Adversarial examples have received a great deal of recent attention because of their potential to uncover security flaws in machine learning systems. However, most prior work on adversarial examples has been on parametric classifiers, for which generic attack and defense methods are known; non-parametric methods have been only considered on an ad-hoc or classifier-specific basis. In this work, we take a holistic look at adversarial examples for non-parametric methods. We first provide a general region-based attack that applies to a wide range of classifiers, including nearest neighbors, decision trees, and random forests. Motivated by the close connection between non-parametric methods and the Bayes Optimal classifier, we next exhibit a robust analogue to the Bayes Optimal, and we use it to motivate a novel and generic defense that we call adversarial pruning. We empirically show that the region-based attack and adversarial pruning defense are either better than or competitive with existing attacks and defenses for non-parametric methods, while being considerably more generally applicable.

Installation

Python 3.6+

Dependencies

pip install --upgrade -r requirements.txt

LP, QP Solvers

• Install gurobi: https://www.cvxpy.org/install/index.html#install-with-gurobi-support
• Install GLPK: https://www.cvxpy.org/install/index.html#install-with-cvxopt-and-glpk-support

Install C-extensions

./setup.py build_ext -i

for robust splitting

If you want to run robust splitting defense (https://arxiv.org/abs/1902.10660), you'll have to install the modified scikit-learn in the package with the following commend. For more installation detail, please reference to https://github.com/scikit-learn/scikit-learn.

pip install --upgrade git+https://github.com/yangarbiter/scikit-learn.git@robustDT

Implementations

• RBA-Approx-KNN: class KNNRegionBasedAttackApprox
• RBA-Exact-KNN: class KNNRegionBasedAttackExact
• RBA-Approx-RF: class KNNRegionBasedAttackApprox
• RBA-Exact-RF: class KNNRegionBasedAttackApprox
• RBA-Exact-DT: class KNNRegionBasedAttackExact
• Adversarial Pruning
• Adversarial Pruning Decision Tree: class AdversarialDt
• Adversarial Pruning Random Forest: class AdversarialRf
• Adversarial Pruning Knn: class AdversarialKnn

Examples

• To reproduce number in the paper, please set random_seed to 0 and set ord to inf.

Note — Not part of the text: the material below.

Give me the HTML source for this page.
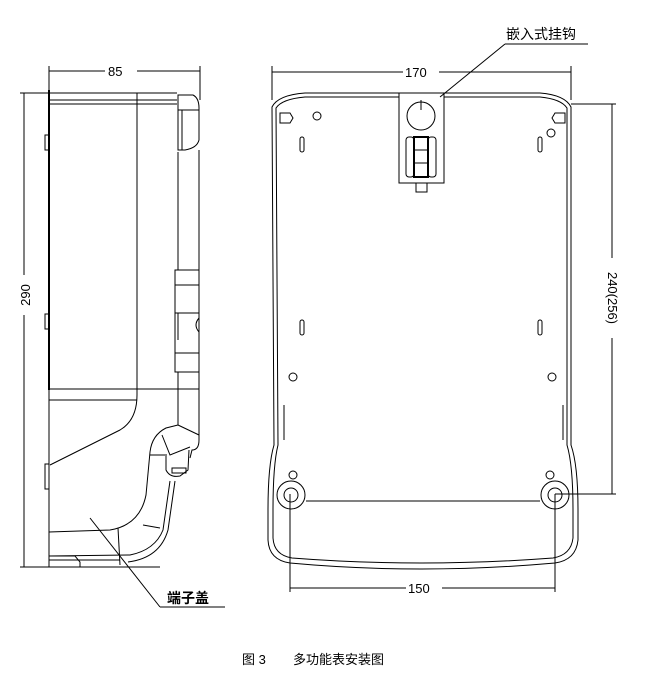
<!DOCTYPE html>
<html><head><meta charset="utf-8"><style>
html,body{margin:0;padding:0;background:#fff;width:662px;height:677px;overflow:hidden}
svg{display:block}
text{font-family:"Liberation Sans","Noto Sans CJK SC",sans-serif;fill:#000}
</style></head><body>
<svg width="662" height="677" viewBox="0 0 662 677" fill="none" stroke="#000" stroke-width="1">
<!-- LEFT VIEW -->
<line x1="49" y1="71" x2="200" y2="71"/>
<line x1="49" y1="66" x2="49" y2="95"/><line x1="200" y1="66" x2="200" y2="100"/>
<rect x="105" y="64" width="32" height="14" fill="#fff" stroke="none"/>
<text x="108" y="76" font-size="13" stroke="none">85</text>
<line x1="24" y1="93" x2="24" y2="567"/>
<line x1="20" y1="93" x2="49" y2="93"/><line x1="20" y1="567" x2="49" y2="567"/>
<rect x="17" y="275" width="14" height="40" fill="#fff" stroke="none"/>
<text x="30" y="295" font-size="13" stroke="none" transform="rotate(-90 30 295)" text-anchor="middle">290</text>
<line x1="49" y1="90" x2="49" y2="390" stroke-width="2"/>
<line x1="49" y1="93" x2="177" y2="93"/>
<line x1="49" y1="100" x2="177" y2="100"/>
<line x1="49" y1="104" x2="177" y2="104"/>
<line x1="137" y1="93" x2="137" y2="395"/>
<path d="M137 395 Q137 420 120 430 Q90 445 50 465"/>
<line x1="49" y1="389" x2="199" y2="389"/>
<line x1="49" y1="400" x2="137" y2="400"/>
<line x1="49" y1="390" x2="49" y2="567"/>
<line x1="49" y1="567" x2="160" y2="567"/>
<line x1="49" y1="560" x2="120" y2="560"/>
<path d="M50 556 L75 556 L80 562 L80 567"/>
<rect x="45" y="135" width="4" height="15"/><rect x="45" y="314" width="4" height="15"/>
<rect x="45" y="464" width="4" height="25"/>
<path d="M178 95 L193 95 Q199 98 199 108 L199 140 Q197 148 185 150 L178 150 Z"/>
<line x1="178" y1="110" x2="199" y2="110"/><line x1="182" y1="110" x2="182" y2="150"/>
<line x1="178" y1="152" x2="178" y2="270"/>
<line x1="199" y1="150" x2="199" y2="270"/>
<rect x="175" y="270" width="24" height="102"/>
<line x1="175" y1="285" x2="199" y2="285"/><line x1="175" y1="313" x2="199" y2="313"/>
<line x1="175" y1="353" x2="199" y2="353"/><line x1="178" y1="313" x2="178" y2="340"/>
<path d="M199 318 Q193 325 199 332"/>
<line x1="178" y1="372" x2="178" y2="425"/><line x1="199" y1="372" x2="199" y2="440"/>
<path d="M199 440 Q199 450 192 450 L190 458"/>
<path d="M178 425 L166 428 Q152 435 150 452 L146 495 Q140 525 110 530 L49 532"/>
<path d="M178 425 L199 435"/>
<path d="M162 435 L170 455 L190 447"/>
<path d="M150 455 L167 455"/>
<path d="M166 456 L166 470 Q170 478 180 476 L188 470 L189 450"/>
<rect x="172" y="468" width="14" height="5"/>
<path d="M170 481 L163 530 Q155 550 130 555 L49 556"/>
<path d="M175 481 L168 530 Q160 558 128 562"/>
<line x1="143" y1="525" x2="160" y2="528"/>
<line x1="118" y1="528" x2="120" y2="565"/>
<line x1="90" y1="518" x2="160" y2="607"/>
<line x1="160" y1="607" x2="225" y2="607"/>
<text x="167" y="603" font-size="14" font-weight="bold" stroke="none">端子盖</text>

<!-- FRONT VIEW -->
<line x1="272" y1="72" x2="571" y2="72"/>
<line x1="272" y1="66" x2="272" y2="100"/><line x1="571" y1="66" x2="571" y2="100"/>
<rect x="403" y="64" width="36" height="14" fill="#fff" stroke="none"/>
<text x="405" y="77" font-size="13" stroke="none">170</text>
<path d="M272 107 Q278 95 305 93 L540 93 Q565 95 571 107 L571 445 Q578 465 578 510 L578 540 Q576 560 555 563 Q420 575 290 563 Q269 560 268 540 L268 510 Q268 465 274 445 Z"/>
<path d="M276 108 Q282 99 305 97 L540 97 Q561 99 567 108 L567 445 Q573 465 573 510 L573 538 Q571 555 553 558 Q420 568 292 558 Q274 555 273 538 L273 510 Q273 465 278 445 Z"/>
<line x1="284" y1="405" x2="284" y2="440"/><line x1="563" y1="405" x2="563" y2="440"/>
<line x1="306" y1="501" x2="540" y2="501"/>
<line x1="571" y1="104" x2="616" y2="104"/>
<line x1="612" y1="104" x2="612" y2="494"/>
<line x1="555" y1="494" x2="616" y2="494"/>
<rect x="605" y="258" width="14" height="80" fill="#fff" stroke="none"/>
<text x="608" y="298" font-size="13" stroke="none" transform="rotate(90 608 298)" text-anchor="middle">240(256)</text>
<line x1="290" y1="494" x2="290" y2="592"/><line x1="555" y1="494" x2="555" y2="592"/>
<line x1="290" y1="588" x2="555" y2="588"/>
<rect x="406" y="580" width="36" height="14" fill="#fff" stroke="none"/>
<text x="408" y="593" font-size="13" stroke="none">150</text>
<circle cx="291" cy="495" r="14"/><circle cx="291" cy="495" r="7"/>
<circle cx="555" cy="495" r="14"/><circle cx="555" cy="495" r="7"/>
<circle cx="293" cy="475" r="4"/><circle cx="550" cy="475" r="4"/>
<circle cx="293" cy="377" r="4"/><circle cx="552" cy="377" r="4"/>
<circle cx="317" cy="116" r="4"/><circle cx="551" cy="133" r="4"/>
<path d="M280 113 L290 113 L293 118 L290 123 L280 123 Z"/>
<path d="M565 113 L555 113 L552 118 L555 123 L565 123 Z"/>
<rect x="300" y="137" width="4" height="15" rx="2"/><rect x="538" y="137" width="4" height="15" rx="2"/>
<rect x="300" y="320" width="4" height="15" rx="2"/><rect x="538" y="320" width="4" height="15" rx="2"/>
<rect x="399" y="93" width="45" height="90" fill="#fff"/>
<circle cx="421" cy="116" r="14"/>
<line x1="421" y1="100" x2="421" y2="110"/>
<rect x="406" y="137" width="8" height="40" rx="3"/><rect x="428" y="137" width="8" height="40" rx="3"/>
<rect x="414" y="137" width="14" height="40" stroke-width="2"/>
<line x1="414" y1="150" x2="428" y2="150"/><line x1="414" y1="163" x2="428" y2="163"/>
<rect x="416" y="183" width="11" height="9"/>
<line x1="440" y1="97" x2="505" y2="44"/>
<line x1="505" y1="44" x2="588" y2="44"/>
<text x="506" y="39" font-size="14" stroke="none">嵌入式挂钩</text>
<text x="242" y="664" font-size="13" stroke="none">图 3</text>
<text x="293" y="664" font-size="13" stroke="none">多功能表安装图</text>
</svg>
</body></html>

1. Run 3-NN using RBA-Approx searching 50 regions on dataset mnist 1 versus 7. The dataset has a total of 2200 examples, 100 for training, from the 200 leftout examples, select 100 corrected predicted data for purturbation. The feature dimension of the dataset is reduced to 25 using PCA. python ./main.py --dataset mnist17_2200_pca25 --model knn3 \ --attack RBA_Approx_KNN_k3_50 --random_seed 0 --ord inf

2. Train random forest with adversarial pruned (AP) dataset (separation parameter r=0.3). The forest has 100 trees and maximum depth of 5. The attack is RBA-Approx searching 100 regions. python ./main.py --dataset mnist17_10200_pca25 --model advPruning_rf_100_30_d5 \ --attack RBA_Approx_RF_100 --random_seed 0 --ord inf

3. Train 1-NN with adversarial pruned (AP) dataset (separation parameter r=0.3). The attack is RBA-Exact. python ./main.py --dataset australian --model advPruning_nn_k1_30 \ --attack RBA_Exact_KNN_k1 --random_seed 0 --ord inf

4. Train 1-NN with adversarial training (AT) dataset (attack strength r=0.3). The attack is RBA-Exact. python ./main.py --dataset australian --model adv_nn_k1_30 \ --attack RBA_Exact_KNN_k1 --random_seed 0 --ord inf

5. Train undefended 1-NN. The attack is RBA-Exact. python ./main.py --dataset australian --model knn1 \ --attack RBA_Exact_KNN_k1 --random_seed 0 --ord inf

The improvement ration for knn1 with RBA-Exact on australian dataset is the number returned from 3 over the number returned from 4.